INL / BlackLab

Linguistic search for large annotated text corpora, based on Apache Lucene
http://inl.github.io/BlackLab/
Apache License 2.0
103 stars 53 forks source link

How to deal with punctuations when indexing using sketch-wpl #529

Closed ShiroAkasegawa closed 1 month ago

ShiroAkasegawa commented 1 month ago

I have a question about indexing using sketch-wpl on blacklab 3.0.1. When I index the following data, I get no hits with the search expression "teacher" </s>. But "teacher" "." </s> will give a hit.

How can I ignore punctuations? Please let me know.

<doc id="G001.001.001"level="beginner" sound_id="00001"> <s id="G001.001.001" pattern_id="G001" subpattern_id="G001.001" level="beginner"> The DT the footstep NN footstep was VBD be that DT that of IN of a DT a teacher NN teacher <g/> . SENT . </s> </doc>

jan-niestadt commented 1 month ago

Unfortunately, this is currently not easily possible with the sketch-wpl format, as it encodes punctuation as a separate token. You could of course use a query like "teacher" [pos="SENT"]? </s>, but I can understand that's a bit cumbersome.

An alternative is to convert your data to an XML format such as tei-p5, where you can choose not to have punctuation as a separate token. A default configuration is included with BlackLab, but I recommend making a copy you can adapt to your needs.

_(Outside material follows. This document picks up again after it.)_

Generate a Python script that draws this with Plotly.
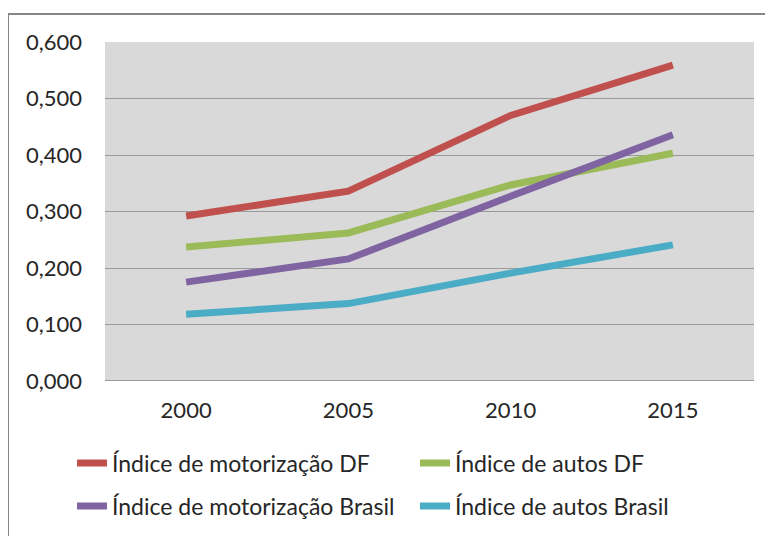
import plotly.graph_objects as go

years = ["2000", "2005", "2010", "2015"]
motor_df = [0.292, 0.336, 0.470, 0.559]
autos_df = [0.237, 0.262, 0.347, 0.403]
motor_br = [0.175, 0.216, 0.327, 0.436]
autos_br = [0.118, 0.137, 0.191, 0.241]
names = ["Índice de motorização DF", "Índice de autos DF",
         "Índice de motorização Brasil", "Índice de autos Brasil"]
colors = ["#C0504D", "#9BBB59", "#8064A2", "#4BACC6"]
y_ticks = [0.0, 0.1, 0.2, 0.3, 0.4, 0.5, 0.6]

OFF = 8  # default page body margin
W, H = 773 - OFF, 536 - OFF
L, T = 105 - OFF, 42 - OFF
R = W - (754 - OFF)
B = H - (381 - OFF)
pw, ph = W - L - R, H - T - B

def px_x(x):
    return (x - OFF - L) / pw

def px_y(y):
    return (H - B - (y - OFF)) / ph

fig = go.Figure()
series = [motor_df, autos_df, motor_br, autos_br]
legend_ids = ["legend", "legend2", "legend3", "legend4"]
for s, n, c, lg in zip(series, names, colors, legend_ids):
    fig.add_trace(go.Scatter(x=years, y=s, name=n, mode="lines",
                             line=dict(color=c, width=7), legend=lg))

font = dict(family="Lato, Open Sans, sans-serif", size=22, color="#262626")
leg_font = dict(family="Lato, Open Sans, sans-serif", size=23, color="#262626")

# legend positions (page pixel coords of item start, row centre)
leg_pos = [(72, 463), (415, 463), (72, 506), (415, 506)]
leg_layout = {}
for lg, (lx, ly) in zip(legend_ids, leg_pos):
    leg_layout[lg] = dict(x=px_x(lx), y=px_y(ly), xanchor="left", yanchor="middle",
                          orientation="h", bgcolor="rgba(0,0,0,0)",
                          font=leg_font, itemwidth=30)

fig.update_layout(
    width=W, height=H,
    margin=dict(l=L, r=R, t=T, b=B, autoexpand=False),
    paper_bgcolor="white",
    plot_bgcolor="#D9D9D9",
    separators=",.",
    showlegend=True,
    font=font,
    xaxis=dict(type="category", range=[-0.5, 3.5], showgrid=False,
               showline=False, ticks="", tickfont=font, ticklabelstandoff=14,
               zeroline=False),
    yaxis=dict(range=[0, 0.6], tickvals=y_ticks, tickformat=".3f",
               showgrid=True, gridcolor="#9A9A9A", gridwidth=1,
               zeroline=False, showline=False, ticks="", tickfont=font,
               ticklabelstandoff=22),
    shapes=[
        dict(type="rect", xref="paper", yref="paper",
             x0=px_x(8), x1=px_x(800), y0=px_y(560), y1=px_y(14),
             line=dict(color="#868686", width=2), fillcolor="rgba(0,0,0,0)",
             layer="below"),
        dict(type="line", xref="paper", yref="y", x0=0, x1=1, y0=0, y1=0,
             line=dict(color="#9A9A9A", width=2), layer="below"),
    ],
    **leg_layout,
)

fig.write_html("out.html")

Your example might be encoded as:

<TEI xmlns="http://www.tei-c.org/ns/1.0" xml:id="G001.001.001">
  <teiHeader>
    <fileDesc>
      <!-- ...file metadata... -->
    </fileDesc>
  </teiHeader>
  <text>
    <body>
      <s xml:id="G001.001.001">
        <w lemma="the" pos="DT">The</w>
        <w lemma="footstep" pos="NN">footstep</w>
        <w lemma="be" pos="VBD">was</w>
        <w lemma="that" pos="DT">that</w>
        <w lemma="of" pos="IN">of</w>
        <w lemma="a" pos="DT">a</w>
        <w lemma="teacher" pos="NN">teacher</w>.
      </s>
    </body>
  </text>
</TEI>

(Full TEI documentation)

As you can see, the . is outside the <w/> tags. It will be indexed in a separate annotation punct, with each token storing the punctuation preceding it (there's a 'dummy token' at the end of the document that stores any punctuation after the last word).

Hope this helps!

ShiroAkasegawa commented 1 month ago

Thank you for your prompt response.

I would like to use tei-p5 instead of sketch-wpl.

Thank you very much for your kind advice.